-- START Data for the task --

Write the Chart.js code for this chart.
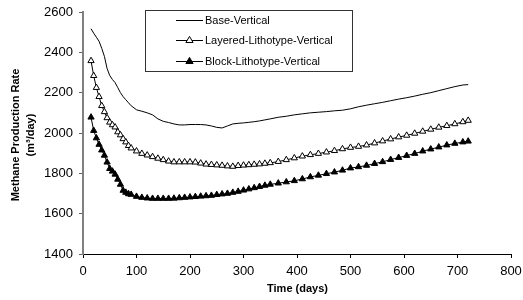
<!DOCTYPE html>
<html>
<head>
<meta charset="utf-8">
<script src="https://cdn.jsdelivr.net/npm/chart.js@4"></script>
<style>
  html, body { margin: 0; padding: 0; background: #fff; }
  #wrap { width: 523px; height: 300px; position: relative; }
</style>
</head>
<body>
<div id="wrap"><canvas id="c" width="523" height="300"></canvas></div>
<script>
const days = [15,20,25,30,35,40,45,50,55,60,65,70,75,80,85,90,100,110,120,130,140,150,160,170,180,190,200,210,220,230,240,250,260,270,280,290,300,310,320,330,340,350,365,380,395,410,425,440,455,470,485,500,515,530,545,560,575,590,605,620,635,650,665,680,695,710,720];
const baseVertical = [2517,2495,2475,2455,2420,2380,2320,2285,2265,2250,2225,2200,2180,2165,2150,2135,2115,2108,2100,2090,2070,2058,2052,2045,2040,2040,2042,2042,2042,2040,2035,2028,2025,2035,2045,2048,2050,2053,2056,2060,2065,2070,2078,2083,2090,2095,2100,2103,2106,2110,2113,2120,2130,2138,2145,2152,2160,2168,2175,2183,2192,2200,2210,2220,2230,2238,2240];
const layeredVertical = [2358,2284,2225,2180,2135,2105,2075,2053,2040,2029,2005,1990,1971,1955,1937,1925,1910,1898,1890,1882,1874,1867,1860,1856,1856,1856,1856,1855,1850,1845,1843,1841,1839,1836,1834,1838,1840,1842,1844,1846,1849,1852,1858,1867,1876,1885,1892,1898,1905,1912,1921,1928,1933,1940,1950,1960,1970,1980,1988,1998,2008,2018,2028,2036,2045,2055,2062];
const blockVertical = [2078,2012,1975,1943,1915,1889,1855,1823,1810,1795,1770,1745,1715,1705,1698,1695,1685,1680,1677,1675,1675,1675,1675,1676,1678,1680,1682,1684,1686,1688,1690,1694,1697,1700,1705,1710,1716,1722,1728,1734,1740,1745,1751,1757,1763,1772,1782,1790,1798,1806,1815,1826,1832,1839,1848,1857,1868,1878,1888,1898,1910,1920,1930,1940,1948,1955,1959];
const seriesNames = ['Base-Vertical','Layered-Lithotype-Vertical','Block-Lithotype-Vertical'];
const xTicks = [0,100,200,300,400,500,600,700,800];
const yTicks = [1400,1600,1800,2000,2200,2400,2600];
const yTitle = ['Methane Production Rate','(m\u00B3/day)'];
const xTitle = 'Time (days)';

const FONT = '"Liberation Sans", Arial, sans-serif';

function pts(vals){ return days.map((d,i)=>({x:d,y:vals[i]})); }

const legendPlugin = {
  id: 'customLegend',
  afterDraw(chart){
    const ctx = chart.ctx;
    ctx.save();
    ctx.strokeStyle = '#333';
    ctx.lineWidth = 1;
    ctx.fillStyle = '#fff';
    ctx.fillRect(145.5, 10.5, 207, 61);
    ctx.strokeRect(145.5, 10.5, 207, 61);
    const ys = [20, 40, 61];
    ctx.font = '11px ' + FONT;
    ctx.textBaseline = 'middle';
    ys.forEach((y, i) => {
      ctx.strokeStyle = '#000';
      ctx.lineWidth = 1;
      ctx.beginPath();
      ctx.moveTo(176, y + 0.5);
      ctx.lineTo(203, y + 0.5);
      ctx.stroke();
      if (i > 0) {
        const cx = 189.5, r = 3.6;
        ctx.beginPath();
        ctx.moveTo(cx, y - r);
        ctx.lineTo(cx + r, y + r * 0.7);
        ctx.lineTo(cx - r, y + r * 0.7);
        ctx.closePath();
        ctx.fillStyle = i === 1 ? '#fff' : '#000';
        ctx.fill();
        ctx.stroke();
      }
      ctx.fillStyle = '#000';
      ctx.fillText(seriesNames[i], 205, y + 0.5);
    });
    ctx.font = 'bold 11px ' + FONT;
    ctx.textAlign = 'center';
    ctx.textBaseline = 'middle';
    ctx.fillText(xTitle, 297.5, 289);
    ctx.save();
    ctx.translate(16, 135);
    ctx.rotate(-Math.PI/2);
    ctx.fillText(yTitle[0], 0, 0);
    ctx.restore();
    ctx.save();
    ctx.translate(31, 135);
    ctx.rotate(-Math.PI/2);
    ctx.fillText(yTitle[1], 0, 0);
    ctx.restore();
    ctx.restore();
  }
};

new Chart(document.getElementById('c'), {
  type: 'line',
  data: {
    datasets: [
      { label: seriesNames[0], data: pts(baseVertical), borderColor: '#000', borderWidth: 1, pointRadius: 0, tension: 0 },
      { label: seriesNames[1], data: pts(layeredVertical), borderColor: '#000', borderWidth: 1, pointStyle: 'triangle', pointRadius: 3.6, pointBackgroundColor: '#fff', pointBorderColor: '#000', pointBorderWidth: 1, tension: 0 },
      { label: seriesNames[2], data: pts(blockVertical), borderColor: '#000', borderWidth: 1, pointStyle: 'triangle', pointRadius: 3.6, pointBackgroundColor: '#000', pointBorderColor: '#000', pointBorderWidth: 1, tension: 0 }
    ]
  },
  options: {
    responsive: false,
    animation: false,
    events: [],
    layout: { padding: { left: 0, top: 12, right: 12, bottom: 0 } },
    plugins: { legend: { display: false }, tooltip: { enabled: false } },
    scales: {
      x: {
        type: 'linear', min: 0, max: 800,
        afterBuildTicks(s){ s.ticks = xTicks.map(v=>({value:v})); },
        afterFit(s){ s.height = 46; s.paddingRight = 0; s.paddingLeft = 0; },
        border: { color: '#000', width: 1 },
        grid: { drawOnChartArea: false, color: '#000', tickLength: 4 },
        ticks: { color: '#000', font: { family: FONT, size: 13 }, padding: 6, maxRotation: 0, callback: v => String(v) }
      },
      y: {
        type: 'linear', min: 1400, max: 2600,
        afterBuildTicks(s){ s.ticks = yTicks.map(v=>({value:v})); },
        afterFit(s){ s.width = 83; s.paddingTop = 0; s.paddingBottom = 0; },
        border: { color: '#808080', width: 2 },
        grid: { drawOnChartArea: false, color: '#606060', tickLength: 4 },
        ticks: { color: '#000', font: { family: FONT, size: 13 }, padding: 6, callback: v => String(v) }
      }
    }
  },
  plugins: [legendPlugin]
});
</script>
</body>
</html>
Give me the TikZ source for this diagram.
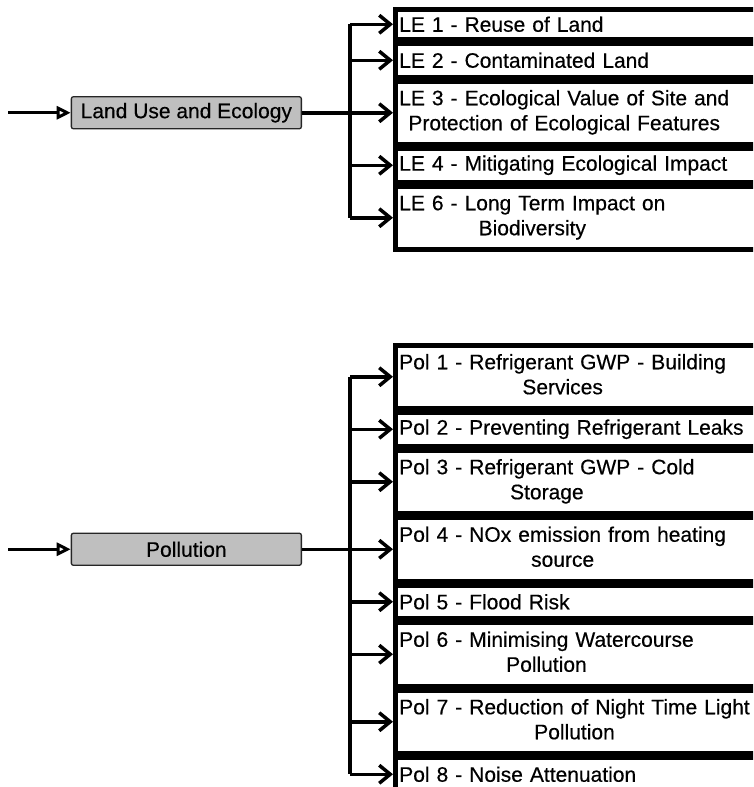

-- END Data for the task --

▶ _Exercise brief_:
Repeat the records in full, exactly as they appear, without the pictures.

▶ _Complete answer_:
Write the Chart.js code for this chart.
<!DOCTYPE html>
<html>
<head>
<meta charset="utf-8">
<script src="https://cdn.jsdelivr.net/npm/chart.js@4"></script>
<style>
  html, body { margin: 0; padding: 0; background: #fff; }
  #wrap { width: 523px; height: 300px; position: relative; }
</style>
</head>
<body>
<div id="wrap"><canvas id="c" width="523" height="300"></canvas></div>
<script>
const days = [15,20,25,30,35,40,45,50,55,60,65,70,75,80,85,90,100,110,120,130,140,150,160,170,180,190,200,210,220,230,240,250,260,270,280,290,300,310,320,330,340,350,365,380,395,410,425,440,455,470,485,500,515,530,545,560,575,590,605,620,635,650,665,680,695,710,720];
const baseVertical = [2517,2495,2475,2455,2420,2380,2320,2285,2265,2250,2225,2200,2180,2165,2150,2135,2115,2108,2100,2090,2070,2058,2052,2045,2040,2040,2042,2042,2042,2040,2035,2028,2025,2035,2045,2048,2050,2053,2056,2060,2065,2070,2078,2083,2090,2095,2100,2103,2106,2110,2113,2120,2130,2138,2145,2152,2160,2168,2175,2183,2192,2200,2210,2220,2230,2238,2240];
const layeredVertical = [2358,2284,2225,2180,2135,2105,2075,2053,2040,2029,2005,1990,1971,1955,1937,1925,1910,1898,1890,1882,1874,1867,1860,1856,1856,1856,1856,1855,1850,1845,1843,1841,1839,1836,1834,1838,1840,1842,1844,1846,1849,1852,1858,1867,1876,1885,1892,1898,1905,1912,1921,1928,1933,1940,1950,1960,1970,1980,1988,1998,2008,2018,2028,2036,2045,2055,2062];
const blockVertical = [2078,2012,1975,1943,1915,1889,1855,1823,1810,1795,1770,1745,1715,1705,1698,1695,1685,1680,1677,1675,1675,1675,1675,1676,1678,1680,1682,1684,1686,1688,1690,1694,1697,1700,1705,1710,1716,1722,1728,1734,1740,1745,1751,1757,1763,1772,1782,1790,1798,1806,1815,1826,1832,1839,1848,1857,1868,1878,1888,1898,1910,1920,1930,1940,1948,1955,1959];
const seriesNames = ['Base-Vertical','Layered-Lithotype-Vertical','Block-Lithotype-Vertical'];
const xTicks = [0,100,200,300,400,500,600,700,800];
const yTicks = [1400,1600,1800,2000,2200,2400,2600];
const yTitle = ['Methane Production Rate','(m\u00B3/day)'];
const xTitle = 'Time (days)';

const FONT = '"Liberation Sans", Arial, sans-serif';

function pts(vals){ return days.map((d,i)=>({x:d,y:vals[i]})); }

const legendPlugin = {
  id: 'customLegend',
  afterDraw(chart){
    const ctx = chart.ctx;
    ctx.save();
    ctx.strokeStyle = '#333';
    ctx.lineWidth = 1;
    ctx.fillStyle = '#fff';
    ctx.fillRect(145.5, 10.5, 207, 61);
    ctx.strokeRect(145.5, 10.5, 207, 61);
    const ys = [20, 40, 61];
    ctx.font = '11px ' + FONT;
    ctx.textBaseline = 'middle';
    ys.forEach((y, i) => {
      ctx.strokeStyle = '#000';
      ctx.lineWidth = 1;
      ctx.beginPath();
      ctx.moveTo(176, y + 0.5);
      ctx.lineTo(203, y + 0.5);
      ctx.stroke();
      if (i > 0) {
        const cx = 189.5, r = 3.6;
        ctx.beginPath();
        ctx.moveTo(cx, y - r);
        ctx.lineTo(cx + r, y + r * 0.7);
        ctx.lineTo(cx - r, y + r * 0.7);
        ctx.closePath();
        ctx.fillStyle = i === 1 ? '#fff' : '#000';
        ctx.fill();
        ctx.stroke();
      }
      ctx.fillStyle = '#000';
      ctx.fillText(seriesNames[i], 205, y + 0.5);
    });
    ctx.font = 'bold 11px ' + FONT;
    ctx.textAlign = 'center';
    ctx.textBaseline = 'middle';
    ctx.fillText(xTitle, 297.5, 289);
    ctx.save();
    ctx.translate(16, 135);
    ctx.rotate(-Math.PI/2);
    ctx.fillText(yTitle[0], 0, 0);
    ctx.restore();
    ctx.save();
    ctx.translate(31, 135);
    ctx.rotate(-Math.PI/2);
    ctx.fillText(yTitle[1], 0, 0);
    ctx.restore();
    ctx.restore();
  }
};

new Chart(document.getElementById('c'), {
  type: 'line',
  data: {
    datasets: [
      { label: seriesNames[0], data: pts(baseVertical), borderColor: '#000', borderWidth: 1, pointRadius: 0, tension: 0 },
      { label: seriesNames[1], data: pts(layeredVertical), borderColor: '#000', borderWidth: 1, pointStyle: 'triangle', pointRadius: 3.6, pointBackgroundColor: '#fff', pointBorderColor: '#000', pointBorderWidth: 1, tension: 0 },
      { label: seriesNames[2], data: pts(blockVertical), borderColor: '#000', borderWidth: 1, pointStyle: 'triangle', pointRadius: 3.6, pointBackgroundColor: '#000', pointBorderColor: '#000', pointBorderWidth: 1, tension: 0 }
    ]
  },
  options: {
    responsive: false,
    animation: false,
    events: [],
    layout: { padding: { left: 0, top: 12, right: 12, bottom: 0 } },
    plugins: { legend: { display: false }, tooltip: { enabled: false } },
    scales: {
      x: {
        type: 'linear', min: 0, max: 800,
        afterBuildTicks(s){ s.ticks = xTicks.map(v=>({value:v})); },
        afterFit(s){ s.height = 46; s.paddingRight = 0; s.paddingLeft = 0; },
        border: { color: '#000', width: 1 },
        grid: { drawOnChartArea: false, color: '#000', tickLength: 4 },
        ticks: { color: '#000', font: { family: FONT, size: 13 }, padding: 6, maxRotation: 0, callback: v => String(v) }
      },
      y: {
        type: 'linear', min: 1400, max: 2600,
        afterBuildTicks(s){ s.ticks = yTicks.map(v=>({value:v})); },
        afterFit(s){ s.width = 83; s.paddingTop = 0; s.paddingBottom = 0; },
        border: { color: '#808080', width: 2 },
        grid: { drawOnChartArea: false, color: '#606060', tickLength: 4 },
        ticks: { color: '#000', font: { family: FONT, size: 13 }, padding: 6, callback: v => String(v) }
      }
    }
  },
  plugins: [legendPlugin]
});
</script>
</body>
</html>
Give me the TikZ source for this diagram.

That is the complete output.